Slowdown when the end effector approaches the target

[damounayman]

Hi,

Thanks for this inspiring library! I've encountered an issue with the velocity QP formulation when the robot is near the target. Here's the problem I'm facing:

I'm using the following formulation:

$$\begin{array}{ccl} \dot{q}^{opt} = & \arg \min & || v^{*} - J(q)\dot{q} ||^2_2 + \omega_{reg}||\dot{q} - k_{p,reg} (q_{ref} - q) ||^2_2\\\ & s.t & A \dot{q} \leq b \\\ \end{array}$$

However, I've noticed that when the robot is near the target, it slows down significantly. I believe this slowdown occurs because the position error decreases, leading to a situation where we primarily minimize the end effector Cartesian velocity. Even when I increase the gain, the robot still slows down near the target, which can result in spending a lot of time before convergence or even failing to converge. This issue is especially noticeable in physical simulations and hardware tests.

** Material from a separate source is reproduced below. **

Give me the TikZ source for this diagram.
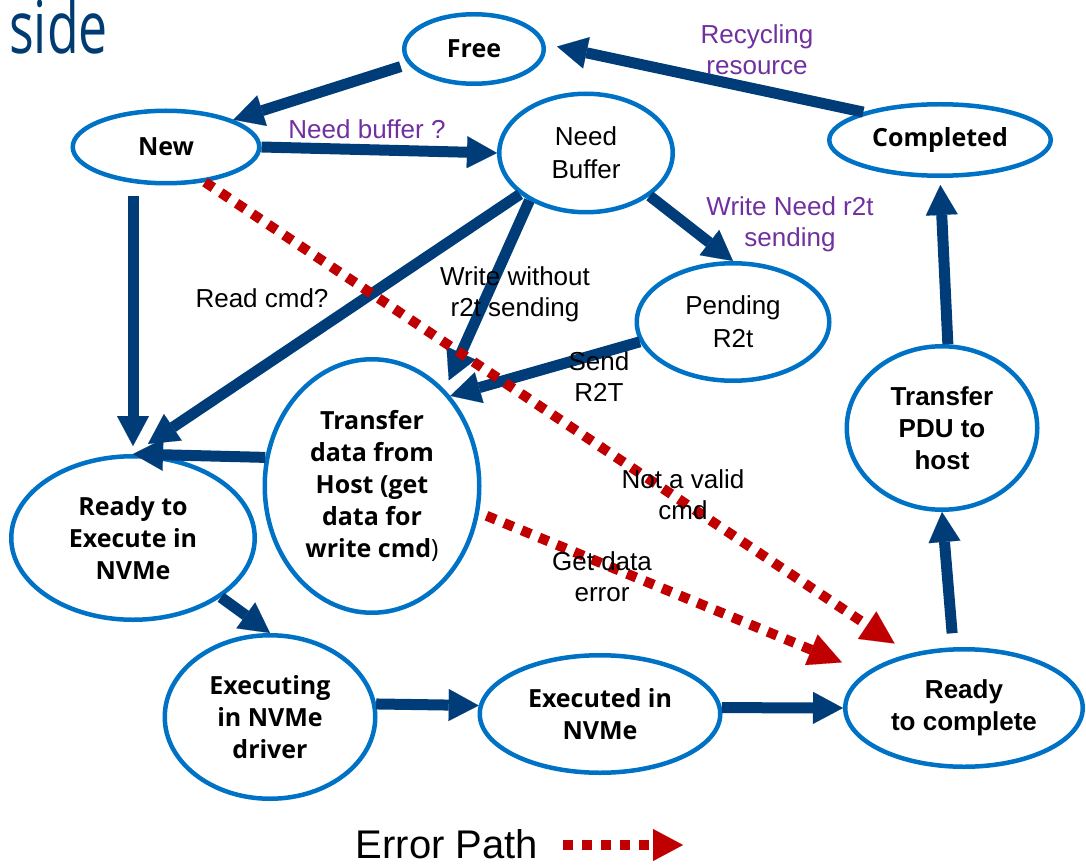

Could you provide some advice or hints on how to overcome this problem?

Thank you!

[stephane-caron]

Your interpretation is correct and this is the expected behavior when using this fixed-gain formulation (error becomes small ⇒ velocities become small).

A common practice is to set a high gain, or even a deadbeat gain such as $\alpha = 1$ in Pink, and have the target interpolate nicely from A to B (for instance with capped velocities). A deadbeat gain means the target will be reached exactly at the next step, up to linearization error. Then, traveling from A to B becomes a matter of interpolating the target. The tradeoff is that with such a high gain one needs to ensure the target is never too far away from the measurement, especially when running live on a real robot.

Other options include gain scheduling, or using a custom gain formula depending on the current error. I don't have any particular recommendation to make but you can search for finite-time stability in the control-theory literature.